今後は当社のデータベースと他社のデータベースを連携させることで、データベースをどんどん充実させていく方向性です。昨年の7月には凸版印刷とネット広告事業で資本提携をしました。凸版印刷は「Shufoo!」という国内最大級の電子チラシサービスを行っていますが、そこには月間860万人ものユニークユーザーがいます。しかも、チラシの閲覧回数や閲覧部分を分析した行動データも持っているため、それを当社のプロフィールデータと組み合わせることで、データベースをよりリッチにすることが可能です。実際に実験を行ってみた結果、広告効果が抜群に良いことが判明しました。これを皮切りに、いろいろなパートナーとデータベースを連携させていくことで、最終的にはデータベースプラットフォームを構築していければと思います。
── 業績のほうはいかがでしょうか?
吉田 どの業界も人材が不足しているという背景もあり、直近では人材系のクライアントが急増しています。
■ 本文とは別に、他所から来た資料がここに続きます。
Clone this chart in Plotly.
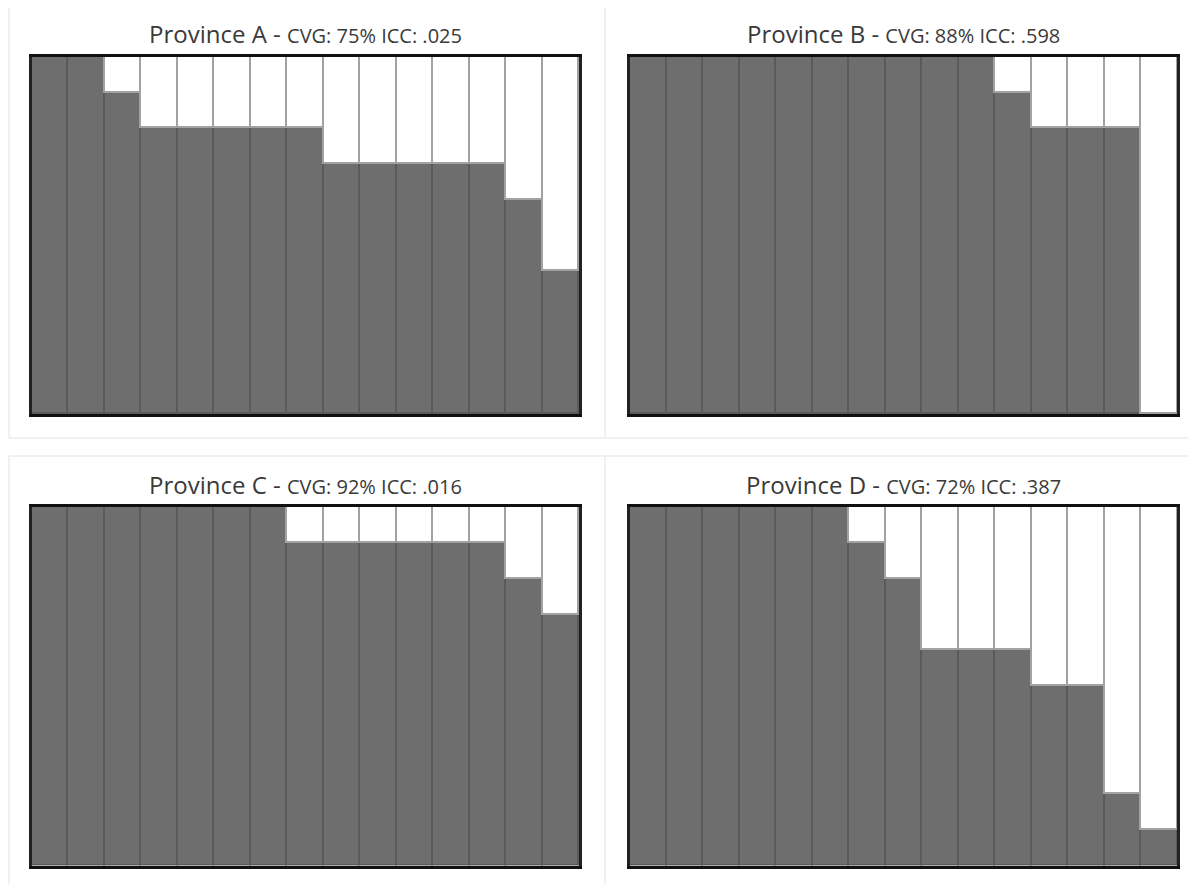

らくらく連絡網は大学生の3~4人に1人が使っていますので、新卒やインターン、アルバイトなど、採用の領域が非常に伸びています。当社の営業マンだけではとても手が足りないため、代理店にOEMというかたちで提供し、販売していただいています。来期の業績を牽引するのはpinpoint 事業となっていくでしょう。
当社はこれまで、らくらく連絡網の会社だと思われてきましたが、今後はアドテクノロジーを駆使して広告代理店の分野にどんどん進出してゆくでしょう。今はその過渡期にあります。広告代理店というと販促やマーケティング部門だけを想像すると思うのですが、データベースを活用したアドテクノロジーは、人材をはじめとしたさまざまな領域にも適用できるのではないかと感じています。
決済機能を追加することでフィンテック進出も視野
── 今後の成長戦略についてお聞かせください。
吉田 らくらく連絡網に決済機能を追加しようと現在研究中です。以前から「会費や部費などを徴収する機能を追加してほしい」という要望はありましたが、さすがに300円をクレジットカードで徴収することはできません。当社としてもどうしたらよいのかわかりませんでした。しかし近年、LINEがLINE Payを始めたり、銀行がAPIを開放したり、仮想通貨を創設したりするなどの流れが出てきています。実際に当社にもいろいろなところから引き合いがきていますので、ブロックチェーンなどの新しい技術を応用すれば、決済機能を追加できるかもしれません。もし、決済サービスを追加することができたら、グループ間決済ツールとしての利用価値が高まり、海外進出も見えてきます。将来的にフィンテックの分野に参入するというのは、今後の成長戦略において非常に面白いのではないでしょうか。